L’enfant est un témoin des temps archaïques, de la pureté héroïque, de l’Eden. L’enfant est dans une sorte de nudité. L’homme de la civilisation technique est un enfant qu’on a forcé à travailler. L’homme, c’est l’enfant usiné, confisqué, défiguré par la machine. Pour les techniciens, l’enfant ne sert à rien. Nous allons vers un monde utilitaire, un monde qui est celui du profit et de la performance où l’enfant n’a pas sa place. L’enfant renvoie à la gratuité, à la pureté du geste, à l’innocence radieuse.

Dans La liberté pour quoi faire ?, Bernanos écrit : « Les techniciens n’ont pas besoin de nous. La question est de savoir si l’Histoire a un sens, ou si c’est la technique qui lui en donne un. Ou, pour parler plus clairement encore, il s’agit de décider si l’Histoire est l’histoire de l’homme, ou seulement l’histoire de la technique. » Comment tranche-t-il finalement la question ?
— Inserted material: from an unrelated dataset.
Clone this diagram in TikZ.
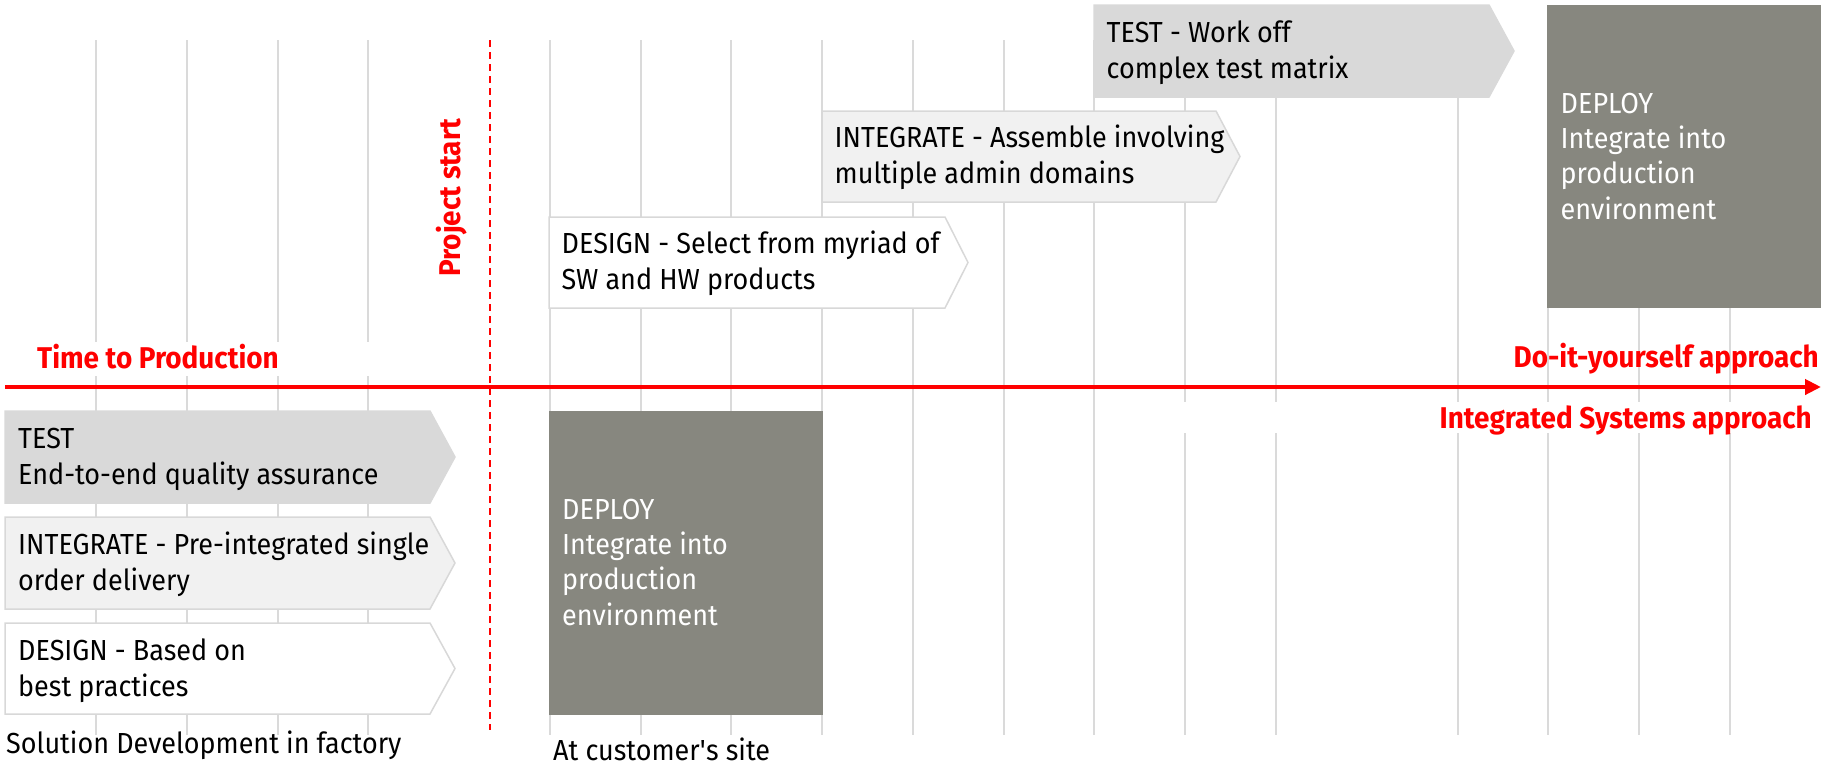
\documentclass[tikz,border=0pt]{standalone}
\usepackage{fontspec}
\setmainfont{Fira Sans}[FakeStretch=0.93]
\usetikzlibrary{arrows.meta}
\definecolor{gridgray}{RGB}{218,218,218}
\definecolor{boxborder}{RGB}{216,216,216}
\definecolor{testfill}{RGB}{217,217,217}
\definecolor{intfill}{RGB}{241,241,241}
\definecolor{deploygray}{RGB}{135,135,127}
\definecolor{axisred}{RGB}{255,0,0}
\begin{document}
\begin{tikzpicture}[x=1pt,y=-1pt,
  gridline/.style={draw=gridgray,line width=2pt},
  testbox/.style={fill=testfill,draw=testfill,line width=1.5pt},
  intbox/.style={fill=intfill,draw=boxborder,line width=1.5pt},
  desbox/.style={fill=white,draw=boxborder,line width=1.5pt},
  depbox/.style={fill=deploygray},
  boxtext/.style={anchor=base west,inner sep=0pt,align=left,font=\fontsize{29}{35.3}\selectfont,text=black},
  deptext/.style={boxtext,text=white},
  redlabel/.style={inner sep=0pt,font=\fontsize{30}{36}\selectfont\bfseries,text=axisred},
  caption/.style={anchor=base west,inner sep=0pt,font=\fontsize{29}{35.3}\selectfont,text=black}
]
\useasboundingbox (0,0) rectangle (1833,764);
% grid lines
\foreach \k in {0,...,3} {
  \draw[gridline] ({96+90.77*\k},40) -- ({96+90.77*\k},342);
  \draw[gridline] ({96+90.77*\k},376) -- ({96+90.77*\k},735);
}
\foreach \k in {5,...,11} \draw[gridline] ({96+90.77*\k},40) -- ({96+90.77*\k},735);
\foreach \k in {12,13,15,16,17,18} {
  \draw[gridline] ({96+90.77*\k},40) -- ({96+90.77*\k},402);
  \draw[gridline] ({96+90.77*\k},433) -- ({96+90.77*\k},735);
}
% top row boxes
\path[desbox] (549,217) -- (945,217) -- (968,262.5) -- (945,308) -- (549,308) -- cycle;
\path[intbox] (822,111) -- (1216,111) -- (1240,156.5) -- (1216,202) -- (822,202) -- cycle;
\path[testbox] (1094,5) -- (1489,5) -- (1514,51) -- (1489,97) -- (1094,97) -- cycle;
\path[depbox] (1547,5) rectangle (1821,308);
% bottom row boxes
\path[testbox] (5,411) -- (430,411) -- (455,457) -- (430,503) -- (5,503) -- cycle;
\path[intbox] (5,517) -- (430,517) -- (455,563) -- (430,609) -- (5,609) -- cycle;
\path[desbox] (5,623) -- (430,623) -- (455,668.5) -- (430,714) -- (5,714) -- cycle;
\path[depbox] (549,411) rectangle (823,715);
% texts (anchor = baseline of the last line)
\node[boxtext] (dtop) at (561.5,289) {DESIGN - Select from myriad of\\SW and HW products};
\node[boxtext] (itop) at (834.5,183) {INTEGRATE - Assemble involving\\multiple admin domains};
\node[boxtext] (ttop) at (1106.5,78) {TEST - Work off\\complex test matrix};
\node[deptext] (deptop) at (1560.5,219) {DEPLOY\\Integrate into\\production\\environment};
\node[boxtext] (tbot) at (18,484) {TEST\\End-to-end quality assurance};
\node[boxtext] (ibot) at (18,590) {INTEGRATE - Pre-integrated single\\order delivery};
\node[boxtext] (dbot) at (18,696) {DESIGN - Based on\\best practices};
\node[deptext] (depbot) at (562,625) {DEPLOY\\Integrate into\\production\\environment};
\node[caption] (factory) at (6,753) {Solution Development in factory};
\node[caption] (site) at (553,760) {At customer\textquotesingle s site};
% axis and project start
\coordinate (axstart) at (5,387);
\coordinate (axend) at (1821,387);
\draw[axisred,line width=4pt,-{Triangle[length=16pt,width=15pt]}] (axstart) -- (axend);
\coordinate (pstop) at (490,40);
\coordinate (psbot) at (490,730);
\draw[axisred,line width=2pt,dash pattern=on 7pt off 5pt] (pstop) -- (psbot);
\node[redlabel,anchor=base west] (ttp) at (37,368) {Time to Production};
\node[redlabel,anchor=base west,rotate=90] (ps) at (460.5,277) {Project start};
\node[redlabel,anchor=base east] (diy) at (1819,367) {Do-it-yourself approach};
\node[redlabel,anchor=base east] (isa) at (1812,428) {Integrated Systems approach};
\end{tikzpicture}
\end{document}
Bernanos dit que la technique n’a pas besoin de « nous ». Et ce « nous », c’est lui. Et lui, c’est les hommes libres : les mendiants, les gitans, les enfants, les errants… Le grand empire des machines n’a pas besoin d’hommes libres. Au contraire ! Ils ne lui servent à rien et peuvent même être dangereux. Réduire l’histoire à la seule ingénierie technologique, à l’homo faber, au seul développement de la civilisation matérielle, est une terrible erreur. Pour lui, la civilisation est tout sauf matérielle. Et il a tout fait pour vivre en dehors des rails, au sens strict. Au brésil, il a voulu vivre par-delà les limites du réseau ferré, hors-fer. Bernanos veut se situer par-delà la technique, dans une zone sauvage, une sorte de wilderness.